– Я понял, – перебил его Шевцов. – Нет, я не знаю, почему он назвал именно мою фамилию. Возможно... возможно, он вспомнил, что я констатировал смерть его отца и установил ее причину. А теперь настал его черед, и он вспомнил меня. Конечно, все это довольно общие и вообще циничные рассуждения, но... но ничего более конкретного.
– Понятно, – сказал Владимир. – Надеюсь, вы будете скромны и никому об этом до поры до времени не скажете. Потому что он произнес не только вашу фамилию.
– Что-то еще?
– Да. Он сказал про кровавых мальчиков в глазах... это все понятно – из Пушкина...
– Нет, если хотите, то это тоже про меня, – прервал его Борис Миронович. – Дело в том, что это моя любимая фраза за операционным столом. Бывают, конечно, и кровавые девочки... одним словом, издержки специальности.
– Да, у медиков довольно опасный юмор, – сказал Свиридов. – Но и это еще не все. Знаменский сказал так: «Шевцов... сердце ангела». Вот про это «сердце ангела» я и хотел бы у вас спросить.
Шевцов задумался.
– «Сердце ангела»? – проговорил он. – Одну минуту... что же это такое может быть? Погодите... м-м-м... а как это по латыни... нет, что-то не сходится. Гм... сердце ангела. Вы знаете, и тут я не могу вам помочь. Я сначала подумал, может, это сленговое название какого-нибудь медицинского препарата... мы часто оперируем неофициальной терминологией. Но нет. Ничего такого не припомню.
– Вы подумайте, – сумрачно проговорил Владимир. – Все-таки предсмертные слова Знаменского.
– Нет, не знаю. Кажется, фильм такой есть. Господи... фильм... чушь какая.
– Ну хорошо, – сказал Владимир. – Простите, Борис Миронович, а каковы были ваши отношения со Знаменским-старшим в последние дни его жизни?

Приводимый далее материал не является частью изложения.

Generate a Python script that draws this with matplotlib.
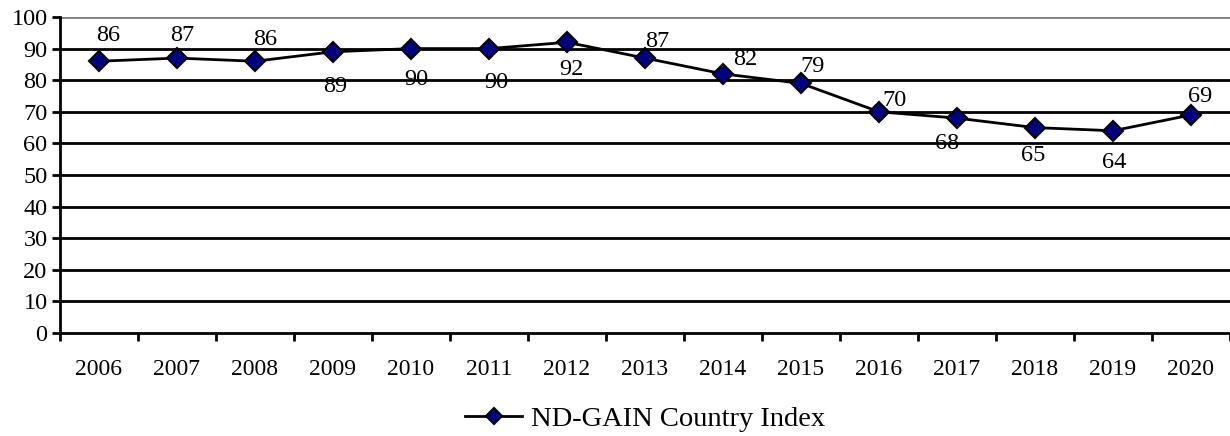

– А это не секрет, – быстро и решительно сказал Шевцов, и на лице появилась обида человека, которого незаслуженно оскорбляют. – В последний период своей жизни Валерий Иванович и я несколько охладели друг к другу. А ведь мы с ним знакомы давно, еще с тех пор, когда он познакомился со своим компаньоном Кирилловым.
При фамилии «Кириллов» по лицу Шевцова промелькнуло легкое облачко отчужденности и настороженности.
– С Кирилловым?
– Да-да, с Кирилловым. Я и Кириллов учились на одном курсе мединститута, а потом еще и в аспирантуре. Аспирантуру он бросил, решил, что ему это не надо. Потом на заре перестройки занялся мелким бизнесом... кооператив там, еще что-то. В начале девяностых познакомился с одним из моих пациентов. Этим пациентом и был Валерий Иванович Знаменский. И все... у них закрутилось. А вообще, если хотите знать, Кириллов – мой двоюродный брат, – совершенно неожиданно закончил Борис Миронович.